During brain development, pyramidal neurons migrate from the ventricular zone to reach their final destination in the cortex. In vivo depletion experiments shows that lamellipodin, through an effect on serum response factor, determines the neuronal migration mode in the developing cortex. During corticogenesis, pyramidal neurons (∼80% of cortical neurons) arise from the ventricular zone, pass through a multipolar stage to become bipolar and attach to radial glia1,2, and then migrate to their proper position within the cortex1,3. As pyramidal neurons migrate radially, they remain attached to their glial substrate as they pass through the subventricular and intermediate zones, regions rich in tangentially migrating interneurons and axon fibre tracts.
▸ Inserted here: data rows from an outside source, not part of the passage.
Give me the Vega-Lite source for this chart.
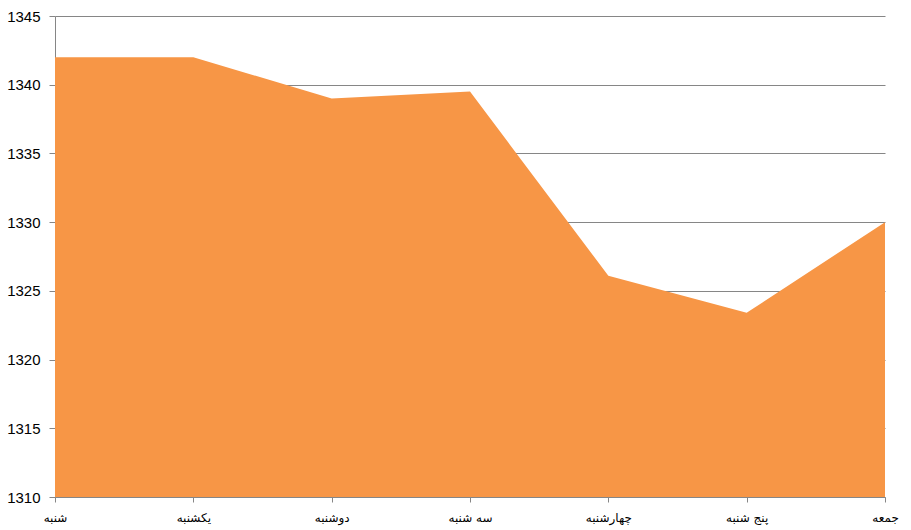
{
  "$schema": "https://vega.github.io/schema/vega-lite/v6.json",
  "width": 830,
  "height": 481,
  "autosize": {"type": "none"},
  "padding": {"left": 55, "top": 16, "right": 26, "bottom": 33},
  "background": "white",
  "config": {"view": {"stroke": null}},
  "data": {"values": [
    {"day": "شنبه", "order": 1, "value": 1342},
    {"day": "یکشنبه", "order": 2, "value": 1342},
    {"day": "دوشنبه", "order": 3, "value": 1339},
    {"day": "سه شنبه", "order": 4, "value": 1339.5},
    {"day": "چهارشنبه", "order": 5, "value": 1326.1},
    {"day": "پنج شنبه", "order": 6, "value": 1323.4},
    {"day": "جمعه", "order": 7, "value": 1330}
  ]},
  "mark": {"type": "area", "color": "#F79646", "opacity": 1, "clip": true},
  "encoding": {
    "x": {
      "field": "day", "type": "ordinal",
      "sort": {"field": "order"},
      "scale": {"type": "point", "padding": 0},
      "axis": {
        "title": null, "labelAngle": 0, "domainColor": "#868686", "tickColor": "#868686",
        "tickSize": 5, "labelPadding": 10, "labelFont": "DejaVu Sans", "labelFontSize": 12,
        "labelColor": "#000000", "grid": false, "zindex": 1
      }
    },
    "y": {
      "field": "value", "type": "quantitative",
      "scale": {"domain": [1310, 1345], "nice": false, "zero": false},
      "axis": {
        "title": null, "values": [1310, 1315, 1320, 1325, 1330, 1335, 1340, 1345], "format": "d",
        "grid": true, "gridColor": "#868686", "gridWidth": 1,
        "domainColor": "#868686", "tickColor": "#868686", "tickSize": 6,
        "labelFont": "Liberation Sans", "labelFontSize": 15, "labelColor": "#000000",
        "labelPadding": 9
      }
    },
    "y2": {"datum": 1310}
  }
}
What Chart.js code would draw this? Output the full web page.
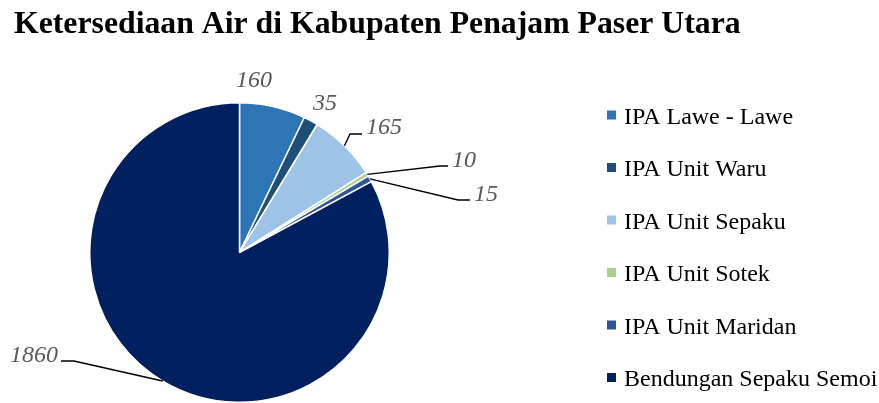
<!DOCTYPE html>
<html>
<head>
<meta charset="utf-8">
<script src="https://cdn.jsdelivr.net/npm/chart.js@4.4.1/dist/chart.umd.min.js"></script>
<style>
    html, body { margin: 0; padding: 0; background: #fff; }
    #wrap { position: relative; width: 879px; height: 403px; }
</style>
</head>
<body>
<div id="wrap"><canvas id="pieChart"></canvas></div>
<script>
// Data
const categories = ['IPA Lawe - Lawe', 'IPA Unit Waru', 'IPA Unit Sepaku', 'IPA Unit Sotek', 'IPA Unit Maridan', 'Bendungan Sepaku Semoi'];
const values = [160, 35, 165, 10, 15, 1860];
const colors = ['#2E75B6', '#1F4E79', '#9DC3E6', '#A9D18E', '#2F5597', '#002060'];
const chartTitle = 'Ketersediaan Air di Kabupaten Penajam Paser Utara';

// Label placement (text centre x, baseline y, optional leader bend) - layout only
const labelLayout = [
    { x: 254, y: 87 },
    { x: 325, y: 110 },
    { x: 384, y: 134, bend: [[350, 134], [362, 134]] },
    { x: 464, y: 167, bend: [[440, 166], [448, 166]] },
    { x: 486, y: 201, bend: [[458, 200], [470, 200]] },
    { x: 34, y: 362, bend: [[74, 361], [61, 361]] }
];

// Title, labels and legend
const decorPlugin = {
    id: 'decor',
    afterDraw(chart) {
        const ctx = chart.ctx;
        ctx.save();

        // title, sized to match width
        let size = 30;
        ctx.font = 'bold ' + size + 'px "Liberation Serif"';
        size = size * 727 / ctx.measureText(chartTitle).width;
        ctx.font = 'bold ' + size + 'px "Liberation Serif"';
        ctx.fillStyle = '#000';
        ctx.textBaseline = 'alphabetic';
        ctx.textAlign = 'left';
        ctx.fillText(chartTitle, 14, 33);

        // data labels + leader lines
        const arcs = chart.getDatasetMeta(0).data;
        ctx.font = 'italic 24px "Liberation Serif"';
        ctx.textAlign = 'center';
        arcs.forEach((arc, i) => {
            const lay = labelLayout[i];
            if (lay.bend) {
                const mid = (arc.startAngle + arc.endAngle) / 2;
                const ax = arc.x + Math.cos(mid) * arc.outerRadius;
                const ay = arc.y + Math.sin(mid) * arc.outerRadius;
                ctx.beginPath();
                ctx.strokeStyle = '#000';
                ctx.lineWidth = 1.4;
                ctx.moveTo(ax, ay);
                lay.bend.forEach(p => ctx.lineTo(p[0], p[1]));
                ctx.stroke();
            }
            ctx.fillStyle = '#595959';
            ctx.fillText(String(values[i]), lay.x, lay.y);
        });

        // legend
        ctx.font = '24px "Liberation Serif"';
        ctx.textAlign = 'left';
        categories.forEach((name, i) => {
            const base = 123.5 + i * 52.5;
            ctx.fillStyle = colors[i];
            ctx.fillRect(607, base - 13, 9, 9);
            ctx.fillStyle = '#000';
            ctx.fillText(name, 624, base);
        });

        ctx.restore();
    }
};

const ctx = document.getElementById('pieChart').getContext('2d');
new Chart(ctx, {
    type: 'pie',
    data: {
        labels: categories,
        datasets: [{
            data: values,
            backgroundColor: colors,
            borderColor: '#ffffff',
            borderWidth: 1.5
        }]
    },
    options: {
        responsive: true,
        maintainAspectRatio: false,
        animation: false,
        layout: {
            padding: { left: 88, right: 488, top: 102, bottom: -2 }
        },
        plugins: {
            legend: { display: false },
            title: { display: false },
            tooltip: { enabled: false }
        }
    },
    plugins: [decorPlugin]
});
</script>
</body>
</html>
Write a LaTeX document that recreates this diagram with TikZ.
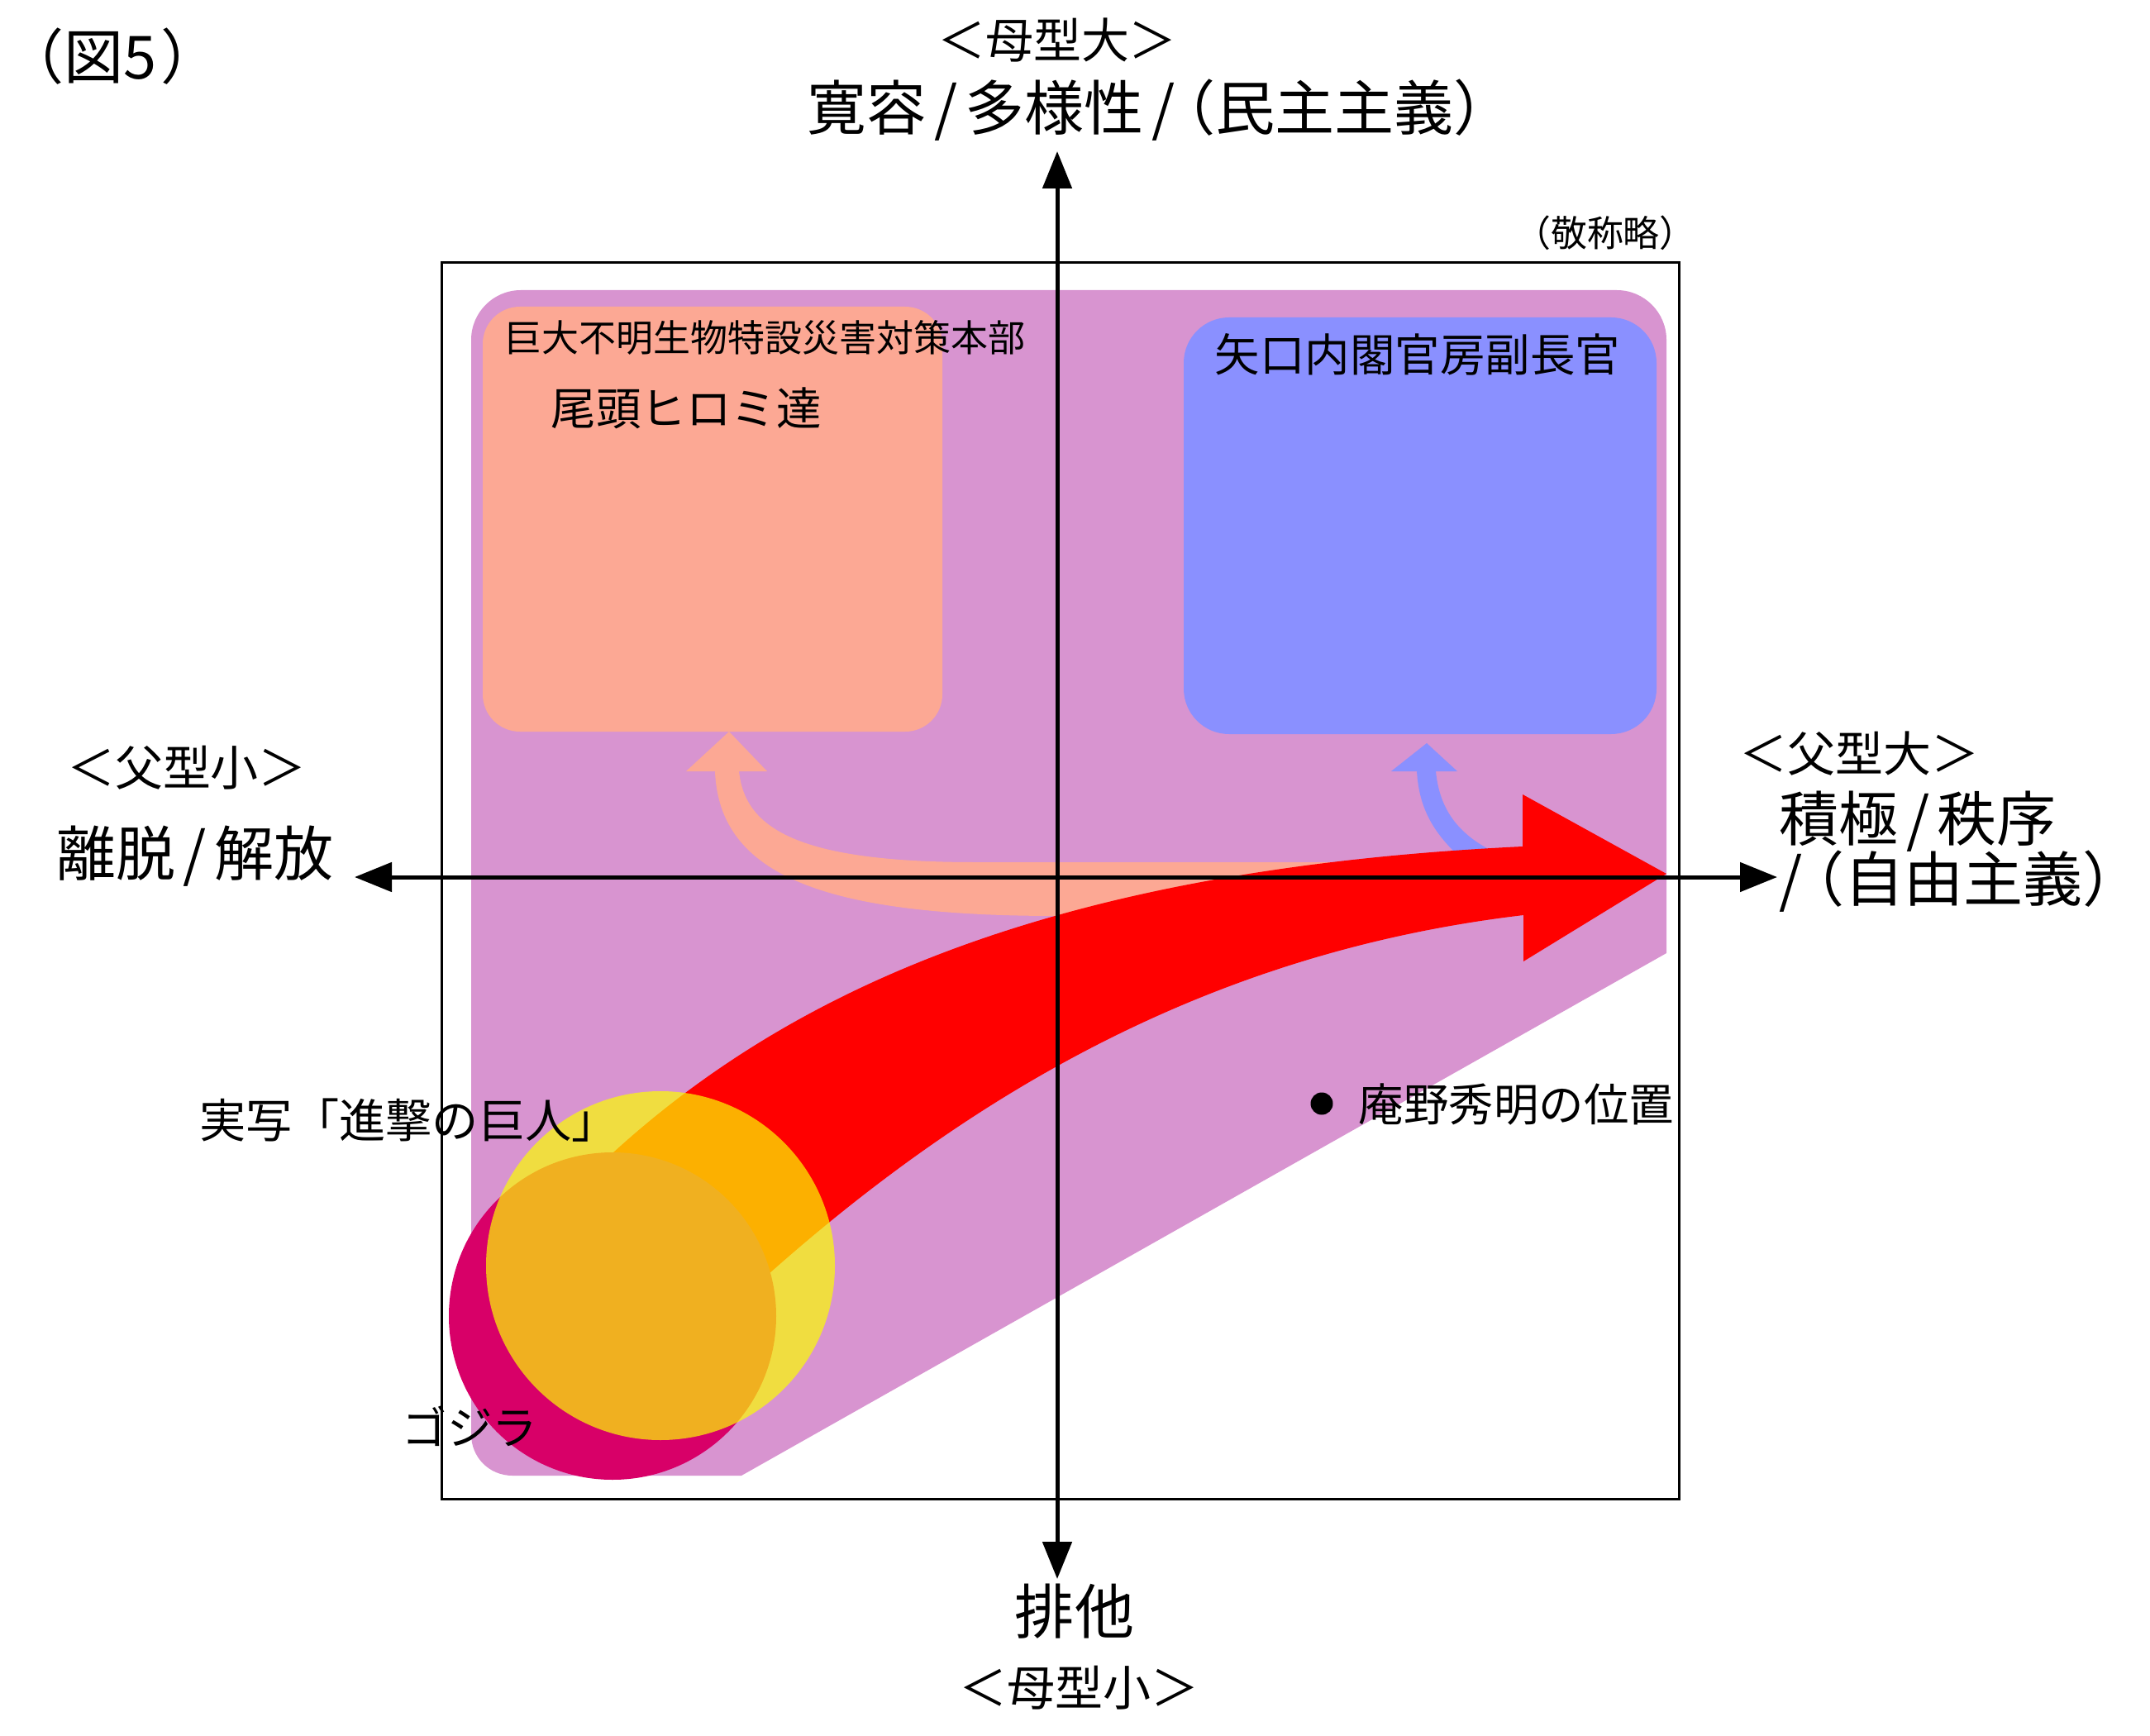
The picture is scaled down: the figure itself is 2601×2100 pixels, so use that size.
\documentclass[tikz,border=0pt]{standalone}
\usepackage{fontspec}
\setmainfont{Noto Sans CJK JP}
\usetikzlibrary{arrows.meta}
\definecolor{zonepurple}{RGB}{216,148,208}
\definecolor{bosalmon}{RGB}{252,168,148}
\definecolor{yaguchiblue}{RGB}{138,144,255}
\definecolor{godzillared}{RGB}{216,0,104}
\definecolor{titanyellow}{RGB}{252,255,0}
\newcommand{\slashsep}{\kern.13em/\kern.13em}
\begin{document}
\begin{tikzpicture}[x=0.1mm,y=-0.1mm,
  big/.style={inner sep=0,font=\fontsize{20.5}{24}\selectfont},
  mid/.style={inner sep=0,font=\fontsize{15.5}{18}\selectfont},
  tag/.style={inner sep=0,font=\fontsize{16.5}{19}\selectfont},
  small/.style={inner sep=0,font=\fontsize{12.5}{15}\selectfont},
  axis/.style={line width=0.5mm,{Triangle[length=4.5mm,width=3.5mm]}-{Triangle[length=4.5mm,width=3.5mm]}}]
\useasboundingbox (0,0) rectangle (2601,2100);
\fill[white] (0,0) rectangle (2601,2100);
\draw[line width=0.3mm] (534,318) rectangle (2031,1813);
\fill[zonepurple] (2016,1153) -- (897,1785) -- (620,1785) .. controls (592,1785) and (570,1763) .. (570,1735)
  -- (570,411) .. controls (570,378) and (597,351) .. (630,351) -- (1956,351)
  .. controls (1989,351) and (2016,378) .. (2016,411) -- cycle;
\fill[bosalmon,rounded corners=4.5mm] (584,371) rectangle (1140,885);
\fill[yaguchiblue,rounded corners=5.5mm] (1432,384) rectangle (2004,888);
\fill[bosalmon] (1680,1043) -- (1180,1043) .. controls (960,1043) and (901,1000) .. (894,933)
  -- (928,933) -- (882,885) -- (830,933) -- (865,933)
  .. controls (870,1060) and (1000,1108) .. (1279,1108) -- (1680,1108) -- cycle;
\fill[yaguchiblue] (1737,933) .. controls (1742,985) and (1770,1018) .. (1830,1040)
  -- (1775,1045) .. controls (1735,1010) and (1717,980) .. (1714,933)
  -- (1683,933) -- (1726,899) -- (1763,933) -- cycle;
\fill[red] (700,1470) -- (741,1395) .. controls (972,1184) and (1300,1050) .. (1842,1024)
  -- (1842,961) -- (2016,1057) -- (1843,1163) -- (1843,1107)
  .. controls (1480,1150) and (1190,1310) .. (930,1541) -- (860,1610) -- cycle;
\fill[godzillared] (741,1592) circle[radius=19.8mm];
\fill[titanyellow,opacity=0.69] (799,1531) circle[radius=21.1mm];
\coordinate (top) at (1279,183);
\coordinate (bottom) at (1279,1910);
\coordinate (left) at (429,1061);
\coordinate (right) at (2150,1061);
\draw[axis] (bottom) -- (top);
\draw[axis] (left) -- (right);
\node[big] (fig) at (136,68) {（図5\kern.08em）};
\node[tag] (mbig) at (1279,49) {＜母型大＞};
\node[big,anchor=west] (tolerance) at (976,133) {寛容\slashsep 多様性\slashsep\kern-.45em（民主主義）};
\node[small] (honor) at (1942,282) {（敬称略）};
\node[tag] (fsmall) at (226,929) {＜父型小＞};
\node[big] (escape) at (236,1036) {離脱\slashsep 解放};
\node[tag] (flarge) at (2249,912) {＜父型大＞};
\node[big,anchor=west] (active) at (2152,994) {積極\slashsep 秩序};
\node[big,anchor=west] (liberal) at (2152,1066) {/\kern-.3em（自由主義）\kern-.45em};
\node[big] (exclude) at (1300,1949) {排他};
\node[tag] (msmall) at (1305,2042) {＜母型小＞};
\node[small,anchor=west,font=\fontsize{12.8}{15}\selectfont] (hq) at (610,408) {巨大不明生物特設災害対策本部};
\node[mid,anchor=west] (ogashira) at (666,494) {尾頭ヒロミ達};
\node[mid,anchor=west] (yaguchi) at (1469,429) {矢口内閣官房副長官};
\node[mid,anchor=west,font=\fontsize{16}{18}\selectfont] (titan) at (241,1355) {実写「進撃の巨人」};
\node[mid,anchor=west] (godzilla) at (486,1725) {ゴジラ};
\fill (1599,1335) circle[radius=1.35mm];
\node[mid,anchor=west] (anno) at (1643,1336) {庵野秀明の位置};
\end{tikzpicture}
\end{document}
We examined the role of lamellipodin (Lpd), a homologue of a key regulator of neuronal migration and polarization in Caenorhabditis elegans, in corticogenesis. Lpd depletion caused bipolar pyramidal neurons to adopt a tangential, rather than radial-glial, migration mode without affecting cell fate. Mechanistically, Lpd depletion reduced the activity of SRF, a transcription factor regulated by changes in the ratio of polymerized to unpolymerized actin. Therefore, Lpd depletion exposes a role for SRF in directing pyramidal neurons to select a radial migration pathway along glia rather than a tangential migration mode.